TIM GANNON PHOTO
Under a newly proposed plan, the rail line that’s being rebuilt in order to bring freight trains into Calverton Enterprise Park wouldn’t stop at Metro Biofuel, pictured, as expected.
Riverhead Town officials have agreed to change the plan for the rail spur restoration project that’s under way in Calverton so it will serve more potential users in the town’s Enterprise Park. The work is being funded by a $4.8 million federal stimulus grant.
Supervisor Sean Walter urged the Town Board at its work session last Thursday to have a new siding built near the center of the industrial park instead of restoring the old one at the park’s western edge. The old siding ends near Eastern Wholesale Fence and Metro Biofuel, and both companies have been planning to ship materials to and from the industrial park via the restored siding and spur.

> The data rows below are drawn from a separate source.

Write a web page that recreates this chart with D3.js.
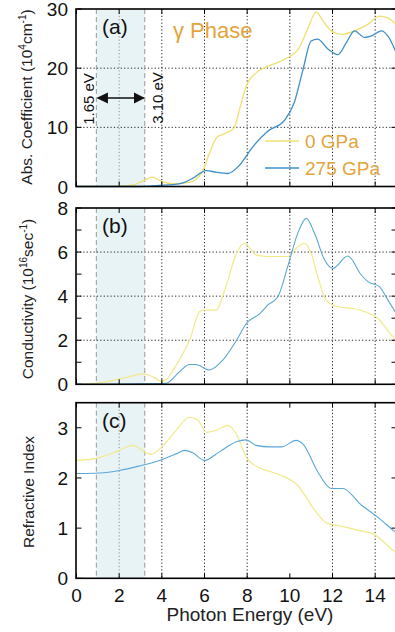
<!DOCTYPE html>
<html>
<head>
<meta charset="utf-8">
<script src="https://d3js.org/d3.v7.min.js"></script>
<style>
  html, body { margin: 0; padding: 0; background: #fff; }
  svg { display: block; font-family: "Liberation Sans", Arial, sans-serif; }
  .grid { stroke: #222; stroke-width: 1; stroke-dasharray: 1.2 2.2; fill: none; }
  .frame { fill: none; stroke: #000; stroke-width: 1.6; }
  .tick { stroke: #000; stroke-width: 1; }
  .ticklab { font-size: 19px; fill: #111; }
  .axlab { font-size: 15.5px; fill: #222; }
</style>
</head>
<body>
<div id="chart"></div>
<script>
// photon energy axis (eV)
var xTicks = [0, 2, 4, 6, 8, 10, 12, 14];
var band = [0.93, 3.2];   // shaded visible-light band as drawn

// (a) absorption coefficient, 10^4 cm^-1  [E, value]
var abs0 = [[0,0],[1,0],[2,0.05],[2.7,0.3],[2.95,0.7],[3.3,1.2],[3.58,1.6],[3.9,1.0],[4.5,0.5],[5.3,0.7],[5.85,2.2],[6.23,5.6],[6.6,8.4],[7.0,9],[7.4,10],[7.64,13],[7.95,16.9],[8.42,19.2],[8.95,20.3],[9.75,21.5],[10.4,23.2],[10.83,26.6],[11.24,29.5],[11.5,28.3],[11.94,26.3],[12.4,25.7],[13.03,26.3],[13.65,27.4],[14.2,28.8],[14.6,28.5],[15,27.3]];
var abs275 = [[0,0],[3,0],[3.9,0.2],[4.5,0.3],[5.0,0.6],[5.45,1.4],[6.08,2.7],[6.55,2.4],[7.1,2.2],[7.64,3.6],[8.26,6.7],[8.95,9.3],[9.75,11.2],[10.2,14.1],[10.6,19.5],[11.0,24.6],[11.3,24.9],[11.8,23.2],[12.25,22.3],[12.65,24.3],[13.03,26.3],[13.5,25.2],[13.8,25.4],[14.3,26.3],[14.6,25.4],[15,22.5]];

// (b) optical conductivity, 10^16 sec^-1
var cond0 = [[0,0],[0.92,0.05],[2.3,0.3],[3.1,0.47],[3.7,0.28],[3.95,0.14],[4.2,0.2],[4.5,0.6],[5.1,1.6],[5.3,2.0],[5.77,3.3],[5.95,3.37],[6.55,3.37],[7.0,4.43],[7.5,5.95],[7.88,6.4],[8.42,5.87],[8.97,5.8],[9.9,5.8],[10.37,6.24],[10.69,6.4],[11.0,5.95],[11.31,4.88],[11.7,3.82],[12.25,3.52],[12.88,3.45],[13.5,3.3],[14.12,3.0],[14.83,2.16],[15,2.0]];
var cond275 = [[0,0],[4.2,0.05],[4.83,0.57],[5.3,0.9],[5.6,0.9],[6.23,0.65],[6.86,1.1],[7.5,2.0],[7.97,2.77],[8.58,3.2],[8.97,3.6],[9.44,3.97],[9.9,5.34],[10.37,6.85],[10.77,7.53],[11.16,6.85],[11.63,5.64],[12.02,5.26],[12.72,5.82],[13.35,4.96],[13.66,4.66],[14.2,4.43],[14.6,3.82],[15,3.2]];

// (c) refractive index
var ref0 = [[0,2.35],[0.92,2.39],[1.86,2.52],[2.64,2.65],[3.27,2.5],[3.5,2.47],[4.05,2.64],[4.67,2.95],[5.3,3.21],[5.69,3.15],[6.08,2.91],[6.55,2.95],[7.09,3.05],[7.49,2.88],[7.95,2.42],[8.58,2.2],[9.05,2.13],[9.6,2.05],[10.37,1.85],[11.16,1.36],[11.78,1.09],[12.41,1.04],[13.19,0.96],[13.89,0.89],[14.83,0.56],[15,0.5]];
var ref275 = [[0,2.09],[1.08,2.1],[2.02,2.15],[2.95,2.24],[3.89,2.35],[4.67,2.48],[5.06,2.55],[5.45,2.5],[6.0,2.35],[6.7,2.52],[7.49,2.72],[7.95,2.76],[8.42,2.65],[9.05,2.62],[9.6,2.62],[10.3,2.75],[10.61,2.68],[11.31,2.12],[11.94,1.79],[12.48,1.79],[13.35,1.46],[14.12,1.22],[14.83,0.96],[15,0.9]];

var seriesNames = ["0 GPa", "275 GPa"];

var width = 395, height = 632;
var yellow = "#efe070", blue = "#3f8fca";

var svg = d3.select("#chart").append("svg")
    .attr("width", width).attr("height", height);

var x = d3.scaleLinear().domain([0, 15]).range([76.5, 396.5]);

var panels = [
    {id: "a", top: 9, bottom: 186.5, domain: [0, 30], major: [0, 10, 20, 30], minor: [],
     hgrid: [10, 20], vgrid: [2, 4, 6, 8, 10, 12, 14], data: [abs0, abs275],
     colors: [yellow, blue], width: [1.3, 1.3]},
    {id: "b", top: 208, bottom: 384.3, domain: [0, 8], major: [0, 2, 4, 6, 8], minor: [1, 3, 5, 7],
     hgrid: [2, 4, 6], vgrid: [4, 6, 8, 10, 12, 14], data: [cond0, cond275],
     colors: ["#f2e98a", "#5aa8d6"], width: [1.2, 1.1]},
    {id: "c", top: 402.7, bottom: 578.3, domain: [0, 3.5], major: [0, 1, 2, 3], minor: [],
     hgrid: [], vgrid: [2, 4, 6, 8, 12, 14], data: [ref0, ref275],
     colors: ["#f2e98a", "#5aa8d6"], width: [1.2, 1.1]}
];

panels.forEach(function (p) {
    var y = d3.scaleLinear().domain(p.domain).range([p.bottom, p.top]);
    var g = svg.append("g");

    // shaded band
    g.append("rect")
        .attr("x", x(band[0])).attr("y", p.top)
        .attr("width", x(band[1]) - x(band[0])).attr("height", p.bottom - p.top)
        .attr("fill", "#e8f3f6");

    g.selectAll("line.hg").data(p.hgrid).enter().append("line")
        .attr("class", "grid")
        .attr("x1", x(0)).attr("x2", x(15))
        .attr("y1", function (d) { return y(d); }).attr("y2", function (d) { return y(d); });

    g.selectAll("line.vg").data(p.vgrid).enter().append("line")
        .attr("class", "grid")
        .attr("stroke-opacity", function (d) { return d === 2 ? 0.45 : 1; })
        .attr("x1", function (d) { return x(d); }).attr("x2", function (d) { return x(d); })
        .attr("y1", p.top).attr("y2", p.bottom);

    // band edges
    g.selectAll("line.be").data(band).enter().append("line")
        .attr("x1", function (d) { return x(d); }).attr("x2", function (d) { return x(d); })
        .attr("y1", p.top).attr("y2", p.bottom)
        .attr("stroke", "#999").attr("stroke-width", 1).attr("stroke-dasharray", "5 3");

    var line = d3.line()
        .x(function (d) { return x(d[0]); })
        .y(function (d) { return y(d[1]); })
        .curve(d3.curveMonotoneX);

    p.data.forEach(function (s, i) {
        g.append("path").datum(s)
            .attr("d", line)
            .attr("fill", "none")
            .attr("stroke", p.colors[i])
            .attr("stroke-width", p.width[i]);
    });

    // ticks
    xTicks.forEach(function (t) {
        g.append("line").attr("class", "tick")
            .attr("x1", x(t)).attr("x2", x(t)).attr("y1", p.bottom).attr("y2", p.bottom - 5);
        g.append("line").attr("class", "tick")
            .attr("x1", x(t)).attr("x2", x(t)).attr("y1", p.top).attr("y2", p.top + 5);
    });
    p.major.concat(p.minor).forEach(function (t) {
        g.append("line").attr("class", "tick")
            .attr("x1", x(0)).attr("x2", x(0) + 5).attr("y1", y(t)).attr("y2", y(t));
        g.append("line").attr("class", "tick")
            .attr("x1", x(15)).attr("x2", x(15) - 5).attr("y1", y(t)).attr("y2", y(t));
    });

    g.append("rect").attr("class", "frame")
        .attr("x", x(0) - 0.5).attr("y", p.top)
        .attr("width", x(15) - x(0) + 0.5).attr("height", p.bottom - p.top);

    g.selectAll("text.yl").data(p.major).enter().append("text")
        .attr("class", "ticklab")
        .attr("x", 68).attr("y", function (d) { return y(d) + 7; })
        .attr("text-anchor", "end")
        .text(function (d) { return d; });

    g.append("text")
        .attr("x", 102).attr("y", p.top + 25)
        .attr("font-size", 21).attr("fill", "#111")
        .text("(" + p.id + ")");
});

// x tick labels and title
svg.selectAll("text.xl").data(xTicks).enter().append("text")
    .attr("class", "ticklab")
    .attr("x", function (d) { return x(d); }).attr("y", 602)
    .attr("text-anchor", "middle")
    .text(function (d) { return d; });

svg.append("text")
    .attr("x", 250).attr("y", 621).attr("text-anchor", "middle")
    .attr("font-size", 19).attr("fill", "#222")
    .text("Photon Energy (eV)");

// y axis titles
function yTitle(cx, cy, parts) {
    var t = svg.append("text").attr("class", "axlab")
        .attr("text-anchor", "middle")
        .attr("transform", "translate(" + cx + "," + cy + ") rotate(-90)");
    parts.forEach(function (p) {
        var ts = t.append("tspan").text(p[0]);
        if (p[1]) ts.attr("font-size", 10).attr("dy", -6);
        if (p[2]) ts.attr("dy", 6);
    });
}
yTitle(32, 97, [["Abs. Coefficient (10"], ["4", 1], ["cm", 0, 1], ["-1", 1], [")", 0, 1]]);
yTitle(33, 299, [["Conductivity (10"], ["16", 1], ["sec", 0, 1], ["-1", 1], [")", 0, 1]]);
yTitle(34, 492, [["Refractive Index"]]);

// panel (a) annotations
svg.append("text")
    .attr("x", 173).attr("y", 38)
    .attr("font-size", 22).attr("fill", "#e3a43c")
    .text("γ Phase");

var legY = [141, 168];
seriesNames.forEach(function (n, i) {
    svg.append("line")
        .attr("x1", 265).attr("x2", 299).attr("y1", legY[i]).attr("y2", legY[i])
        .attr("stroke", i === 0 ? yellow : blue).attr("stroke-width", 1.4);
    svg.append("text")
        .attr("x", 305).attr("y", legY[i] + 7)
        .attr("font-size", 19).attr("fill", "#e3a43c")
        .text(n);
});

// double arrow over the band
svg.append("defs").append("marker")
    .attr("id", "ah").attr("viewBox", "0 0 10 10")
    .attr("refX", 9).attr("refY", 5)
    .attr("markerWidth", 7).attr("markerHeight", 7)
    .attr("orient", "auto-start-reverse")
    .append("path").attr("d", "M0,0 L10,5 L0,10 Z").attr("fill", "#111");

svg.append("line")
    .attr("x1", x(band[0]) + 1.5).attr("x2", x(band[1]) - 1)
    .attr("y1", 98).attr("y2", 98)
    .attr("stroke", "#111").attr("stroke-width", 1.6)
    .attr("marker-start", "url(#ah)").attr("marker-end", "url(#ah)");

[["1.65 eV", 94, 99], ["3.10 eV", 163, 98]].forEach(function (l) {
    svg.append("text")
        .attr("text-anchor", "middle")
        .attr("font-size", 15).attr("fill", "#111")
        .attr("transform", "translate(" + l[1] + "," + l[2] + ") rotate(-90)")
        .text(l[0]);
});
</script>
</body>
</html>
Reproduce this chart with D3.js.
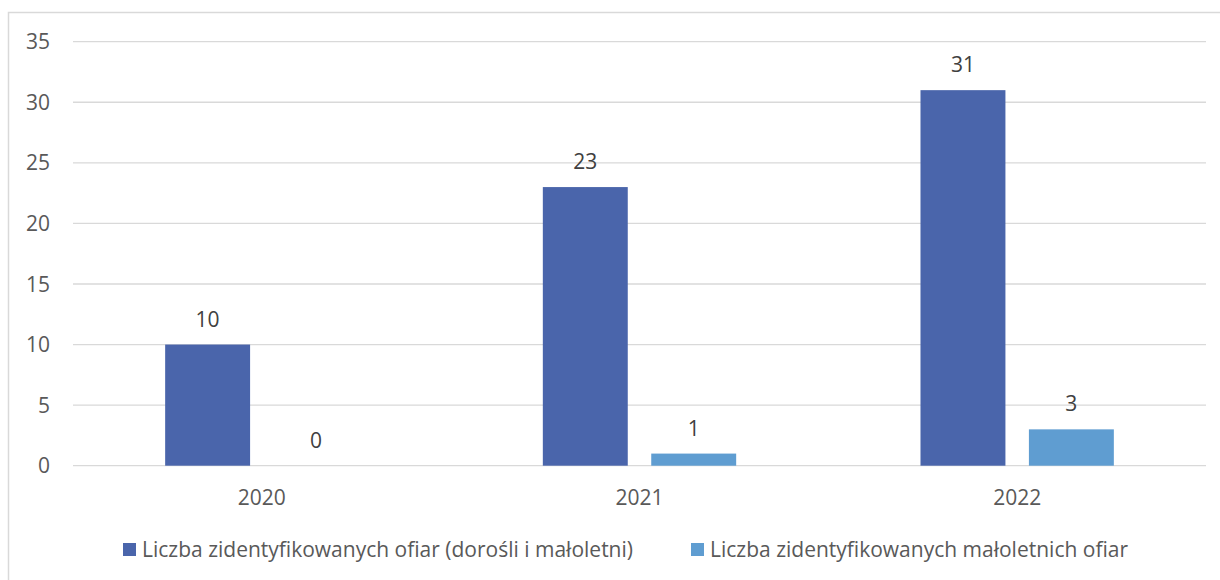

But Supervisor Walter and Councilman Jim Wooten said it was problematic that the spur would benefit only those two businesses. Noting that the restoration so far has cost about $500,000 less than anticipated, they suggested using leftover money to install a new switch on the spur from which a new siding could be laid farther east of the old one, where they said it would serve more customers.
“We have a $5 million rail spur that will basically benefit two businesses,” Mr. Walter said at the work session.
Both men came up with the plan after having met on Wednesday with New York and Atlantic Railways, the company that handles freight on LIRR tracks. Company officials suggested the change to the supervisor and councilman, they said.
The spur, which was reconnected to the LIRR main line on Saturday, Sept. 18, is the track that comes off the main line and leads to the old siding once used by Grumman. The spur’s restoration is about half complete. The old siding is a parallel section of dead-end track from which railroad cars can be unloaded adjacent to storage facilities.
After a contentious, 90-minute discussion, Mr. Wooten and Councilmen John Dunleavy and George Gabrielsen agreed with the supervisor to ask the federal government to approve the change in the project. Councilwoman Jodi Giglio, who worked as a consultant for Metro Biofuel before being elected to the Town Board, did not. She said Metro Biofuel and Eastern Wholesale Fence had made business decisions based on the expectation that the old siding near their businesses would be restored, and that freight cars carrying goods for other EPCAL businesses would be unloaded at that location.
The original EPCAL rail spur was used to bring materials into the Grumman Corporation plant, which stopped operations in Calverton in the mid-1990s. The spur has been unused and disconnected from the main line for more than 20 years.